Given exercise
Copy all the entries word for word, but omit the pictures.

Listed entries
··········
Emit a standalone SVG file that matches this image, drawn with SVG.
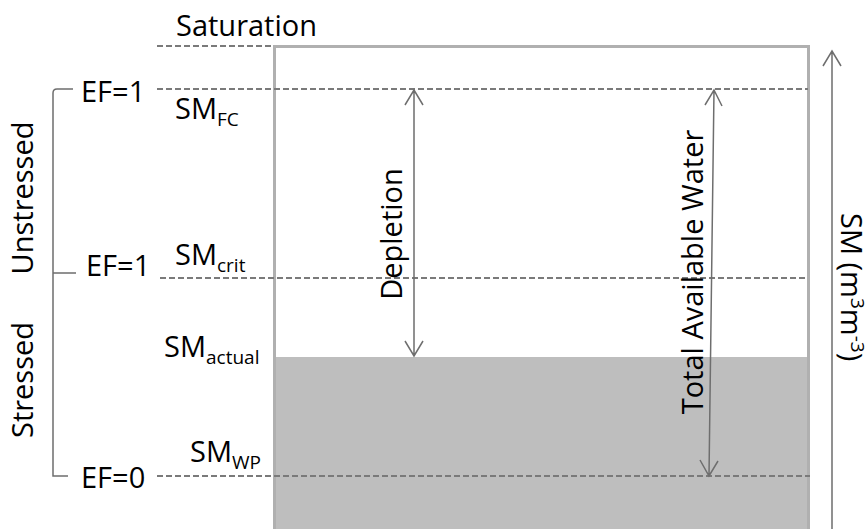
<svg xmlns="http://www.w3.org/2000/svg" width="867" height="529" viewBox="0 0 867 529">
<style>
text{font-family:"Open Sans","Liberation Sans",sans-serif;fill:#000;font-size:29px}
.sub{font-size:19px}
.dash{stroke:#7a7a7a;stroke-width:2;stroke-dasharray:6 3;fill:none}
.ln{stroke:#6e6e6e;stroke-width:1.5;fill:none}
.box{stroke:#b0b0b0;stroke-width:3;fill:none}
</style>
<rect x="0" y="0" width="867" height="529" fill="#fff"/>
<g id="soil">
<rect x="274" y="357" width="535" height="172" fill="#bebebe"/>
<path class="box" d="M274.5 529 V46.5 H808.5 V529"/>
</g>
<g id="levels">
<line class="dash" x1="157" y1="46" x2="273" y2="46"/>
<line class="dash" x1="157" y1="89" x2="808" y2="89"/>
<line class="dash" x1="160" y1="278" x2="808" y2="278"/>
<line class="dash" x1="157" y1="476" x2="810" y2="476"/>
</g>
<g id="bracket">
<path class="ln" d="M73 89 H57 Q53 89 53 93 V476 H68 M53 273 H76"/>
</g>
<g id="connectors">
<path class="ln" d="M414 90 V356 M405 105 L414 90 L423 105 M405 341 L414 356 L423 341"/>
<path class="ln" d="M714 90 L709 476 M705 105 L714 90 L722 106 M700 460 L709 476 L718 461"/>
<path class="ln" d="M832 51 V529 M823 66 L832 51 L841 66"/>
</g>
<g id="labels">
<text x="176" y="36">Saturation</text>
<text x="81" y="102">EF=1</text>
<text x="175" y="119">SM<tspan class="sub" dy="7">FC</tspan></text>
<text x="86" y="276">EF=1</text>
<text x="175" y="265">SM<tspan class="sub" dy="7">crit</tspan></text>
<text x="164" y="357">SM<tspan class="sub" dy="7">actual</tspan></text>
<text x="190" y="462">SM<tspan class="sub" dy="7">WP</tspan></text>
<text x="81" y="488">EF=0</text>
<text transform="translate(33,198) rotate(-90)" text-anchor="middle">Unstressed</text>
<text transform="translate(33,380) rotate(-90)" text-anchor="middle">Stressed</text>
<text transform="translate(402,234) rotate(-90)" text-anchor="middle">Depletion</text>
<text transform="translate(703,272) rotate(-90)" text-anchor="middle">Total Available Water</text>
<text transform="translate(841,213) rotate(90)">SM (m<tspan class="sub" dy="-10">3</tspan><tspan dy="10">m</tspan><tspan class="sub" dy="-10">-3</tspan><tspan dy="10">)</tspan></text>
</g>
</svg>
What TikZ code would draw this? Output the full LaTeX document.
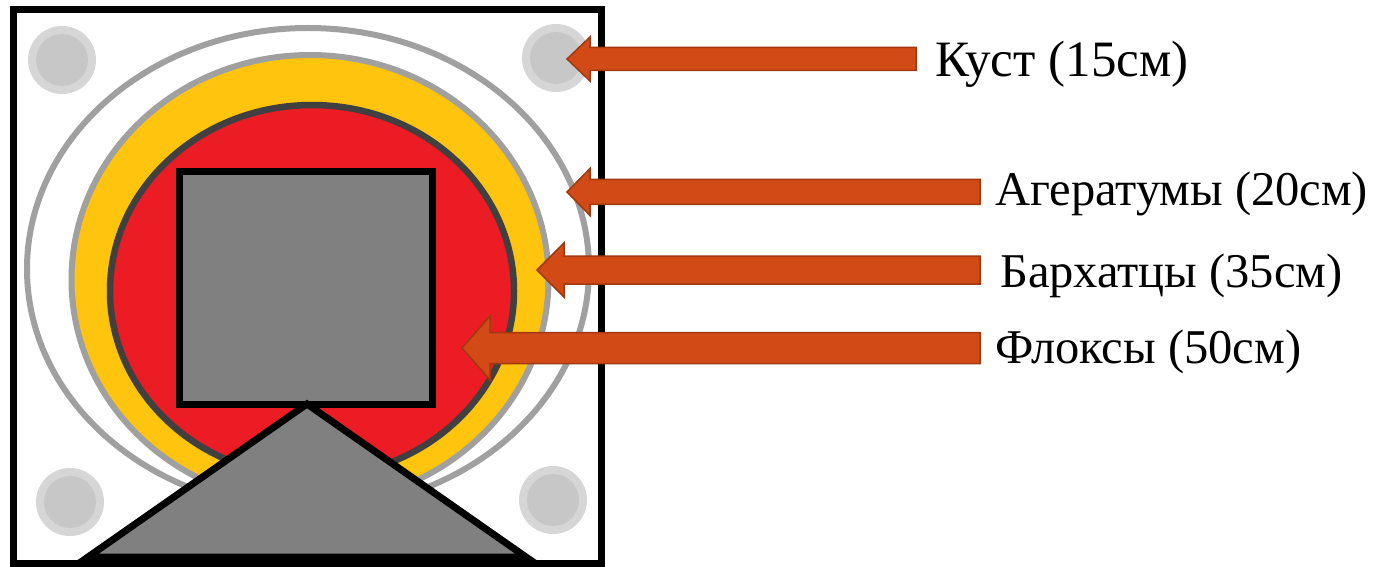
\documentclass[tikz,border=0pt]{standalone}
\usepackage{fontspec}
\setmainfont{Liberation Serif}
\usepackage{tikz}
\usetikzlibrary{calc}

\definecolor{ringgray}{RGB}{160,160,160}
\definecolor{bushout}{RGB}{214,214,214}
\definecolor{bushin}{RGB}{199,199,199}
\definecolor{marigold}{RGB}{255,196,14}
\definecolor{phloxred}{RGB}{236,28,36}
\definecolor{edgedark}{RGB}{64,64,64}
\definecolor{housegray}{RGB}{128,128,128}
\definecolor{arrowfill}{RGB}{210,74,22}
\definecolor{arrowedge}{RGB}{160,56,16}

\begin{document}
\begin{tikzpicture}[x=1pt,y=-1pt,
  ring/.style={draw=ringgray,line width=6pt},
  block/.style={fill=housegray,draw=black,line width=7pt,line join=miter},
  pointer/.style={fill=arrowfill,draw=arrowedge,line width=1.5pt,line join=miter},
  lbl/.style={anchor=base west,inner sep=0pt,font=\fontsize{48.5}{56}\selectfont}]
\useasboundingbox (0,0) rectangle (1385,567);
\fill[white] (0,0) rectangle (1385,567);
\draw[line width=7pt] (13,9.5) rectangle (601.5,563.5);
\fill[bushout] (62,60) circle[radius=34pt];
\fill[bushin] (62,60) circle[radius=26pt];
\fill[bushout] (556,58) circle[radius=34pt];
\fill[bushin] (556,58) circle[radius=26pt];
\fill[bushout] (70,502) circle[radius=34pt];
\fill[bushin] (70,502) circle[radius=26pt];
\fill[bushout] (553,500) circle[radius=34pt];
\fill[bushin] (553,500) circle[radius=26pt];
\draw[ring] (308,269) ellipse[x radius=281pt,y radius=241pt];
\draw[ring,fill=marigold] (310,279.5) ellipse[x radius=238.5pt,y radius=224.5pt];
\draw[draw=edgedark,line width=6.5pt,fill=phloxred] (312,291) ellipse[x radius=202pt,y radius=186pt];
\draw[block] (179.5,171.5) rectangle (432.5,404);
\draw[block] (307,404) -- (88,557) -- (526,557) -- cycle;
\coordinate (kustpt) at (567,59);
\coordinate (ageratpt) at (567,192);
\coordinate (barchpt) at (537,270);
\coordinate (floxpt) at (462,348);
\node[lbl,font=\fontsize{51}{60}\selectfont] (kust) at (935,77) {Куст (15см)};
\node[lbl] (agerat) at (995,205) {Агератумы (20см)};
\node[lbl] (barch) at (1000,287) {Бархатцы (35см)};
\node[lbl] (flox) at (995,363) {Флоксы (50см)};
\filldraw[pointer] (kustpt) -- ++(23,-22) -- ++(0,10.5) -- ($(kustpt -| kust.west)+(-19,-11.5)$) -- ++(0,23) -- ($(kustpt)+(23,11.5)$) -- ++(0,10.5) -- cycle;
\filldraw[pointer] (ageratpt) -- ++(23,-23.5) -- ++(0,11) -- ($(ageratpt -| agerat.west)+(-15,-12.5)$) -- ++(0,25) -- ($(ageratpt)+(23,12.5)$) -- ++(0,11) -- cycle;
\filldraw[pointer] (barchpt) -- ++(27,-27) -- ++(0,13) -- ($(barchpt -| barch.west)+(-20,-14)$) -- ++(0,28) -- ($(barchpt)+(27,14)$) -- ++(0,13) -- cycle;
\filldraw[pointer] (floxpt) -- ++(28,-32) -- ++(0,16.5) -- ($(floxpt -| flox.west)+(-15,-15.5)$) -- ++(0,31) -- ($(floxpt)+(28,15.5)$) -- ++(0,16.5) -- cycle;
\end{tikzpicture}
\end{document}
··········
Response for this exercise
Emit a standalone SVG file that matches this image, drawn with SVG.
<svg xmlns="http://www.w3.org/2000/svg" width="867" height="529" viewBox="0 0 867 529">
<style>
text{font-family:"Open Sans","Liberation Sans",sans-serif;fill:#000;font-size:29px}
.sub{font-size:19px}
.dash{stroke:#7a7a7a;stroke-width:2;stroke-dasharray:6 3;fill:none}
.ln{stroke:#6e6e6e;stroke-width:1.5;fill:none}
.box{stroke:#b0b0b0;stroke-width:3;fill:none}
</style>
<rect x="0" y="0" width="867" height="529" fill="#fff"/>
<g id="soil">
<rect x="274" y="357" width="535" height="172" fill="#bebebe"/>
<path class="box" d="M274.5 529 V46.5 H808.5 V529"/>
</g>
<g id="levels">
<line class="dash" x1="157" y1="46" x2="273" y2="46"/>
<line class="dash" x1="157" y1="89" x2="808" y2="89"/>
<line class="dash" x1="160" y1="278" x2="808" y2="278"/>
<line class="dash" x1="157" y1="476" x2="810" y2="476"/>
</g>
<g id="bracket">
<path class="ln" d="M73 89 H57 Q53 89 53 93 V476 H68 M53 273 H76"/>
</g>
<g id="connectors">
<path class="ln" d="M414 90 V356 M405 105 L414 90 L423 105 M405 341 L414 356 L423 341"/>
<path class="ln" d="M714 90 L709 476 M705 105 L714 90 L722 106 M700 460 L709 476 L718 461"/>
<path class="ln" d="M832 51 V529 M823 66 L832 51 L841 66"/>
</g>
<g id="labels">
<text x="176" y="36">Saturation</text>
<text x="81" y="102">EF=1</text>
<text x="175" y="119">SM<tspan class="sub" dy="7">FC</tspan></text>
<text x="86" y="276">EF=1</text>
<text x="175" y="265">SM<tspan class="sub" dy="7">crit</tspan></text>
<text x="164" y="357">SM<tspan class="sub" dy="7">actual</tspan></text>
<text x="190" y="462">SM<tspan class="sub" dy="7">WP</tspan></text>
<text x="81" y="488">EF=0</text>
<text transform="translate(33,198) rotate(-90)" text-anchor="middle">Unstressed</text>
<text transform="translate(33,380) rotate(-90)" text-anchor="middle">Stressed</text>
<text transform="translate(402,234) rotate(-90)" text-anchor="middle">Depletion</text>
<text transform="translate(703,272) rotate(-90)" text-anchor="middle">Total Available Water</text>
<text transform="translate(841,213) rotate(90)">SM (m<tspan class="sub" dy="-10">3</tspan><tspan dy="10">m</tspan><tspan class="sub" dy="-10">-3</tspan><tspan dy="10">)</tspan></text>
</g>
</svg>
What TikZ code would draw this? Output the full LaTeX document.
\documentclass[tikz,border=0pt]{standalone}
\usepackage{fontspec}
\setmainfont{Liberation Serif}
\usepackage{tikz}
\usetikzlibrary{calc}

\definecolor{ringgray}{RGB}{160,160,160}
\definecolor{bushout}{RGB}{214,214,214}
\definecolor{bushin}{RGB}{199,199,199}
\definecolor{marigold}{RGB}{255,196,14}
\definecolor{phloxred}{RGB}{236,28,36}
\definecolor{edgedark}{RGB}{64,64,64}
\definecolor{housegray}{RGB}{128,128,128}
\definecolor{arrowfill}{RGB}{210,74,22}
\definecolor{arrowedge}{RGB}{160,56,16}

\begin{document}
\begin{tikzpicture}[x=1pt,y=-1pt,
  ring/.style={draw=ringgray,line width=6pt},
  block/.style={fill=housegray,draw=black,line width=7pt,line join=miter},
  pointer/.style={fill=arrowfill,draw=arrowedge,line width=1.5pt,line join=miter},
  lbl/.style={anchor=base west,inner sep=0pt,font=\fontsize{48.5}{56}\selectfont}]
\useasboundingbox (0,0) rectangle (1385,567);
\fill[white] (0,0) rectangle (1385,567);
\draw[line width=7pt] (13,9.5) rectangle (601.5,563.5);
\fill[bushout] (62,60) circle[radius=34pt];
\fill[bushin] (62,60) circle[radius=26pt];
\fill[bushout] (556,58) circle[radius=34pt];
\fill[bushin] (556,58) circle[radius=26pt];
\fill[bushout] (70,502) circle[radius=34pt];
\fill[bushin] (70,502) circle[radius=26pt];
\fill[bushout] (553,500) circle[radius=34pt];
\fill[bushin] (553,500) circle[radius=26pt];
\draw[ring] (308,269) ellipse[x radius=281pt,y radius=241pt];
\draw[ring,fill=marigold] (310,279.5) ellipse[x radius=238.5pt,y radius=224.5pt];
\draw[draw=edgedark,line width=6.5pt,fill=phloxred] (312,291) ellipse[x radius=202pt,y radius=186pt];
\draw[block] (179.5,171.5) rectangle (432.5,404);
\draw[block] (307,404) -- (88,557) -- (526,557) -- cycle;
\coordinate (kustpt) at (567,59);
\coordinate (ageratpt) at (567,192);
\coordinate (barchpt) at (537,270);
\coordinate (floxpt) at (462,348);
\node[lbl,font=\fontsize{51}{60}\selectfont] (kust) at (935,77) {Куст (15см)};
\node[lbl] (agerat) at (995,205) {Агератумы (20см)};
\node[lbl] (barch) at (1000,287) {Бархатцы (35см)};
\node[lbl] (flox) at (995,363) {Флоксы (50см)};
\filldraw[pointer] (kustpt) -- ++(23,-22) -- ++(0,10.5) -- ($(kustpt -| kust.west)+(-19,-11.5)$) -- ++(0,23) -- ($(kustpt)+(23,11.5)$) -- ++(0,10.5) -- cycle;
\filldraw[pointer] (ageratpt) -- ++(23,-23.5) -- ++(0,11) -- ($(ageratpt -| agerat.west)+(-15,-12.5)$) -- ++(0,25) -- ($(ageratpt)+(23,12.5)$) -- ++(0,11) -- cycle;
\filldraw[pointer] (barchpt) -- ++(27,-27) -- ++(0,13) -- ($(barchpt -| barch.west)+(-20,-14)$) -- ++(0,28) -- ($(barchpt)+(27,14)$) -- ++(0,13) -- cycle;
\filldraw[pointer] (floxpt) -- ++(28,-32) -- ++(0,16.5) -- ($(floxpt -| flox.west)+(-15,-15.5)$) -- ++(0,31) -- ($(floxpt)+(28,15.5)$) -- ++(0,16.5) -- cycle;
\end{tikzpicture}
\end{document}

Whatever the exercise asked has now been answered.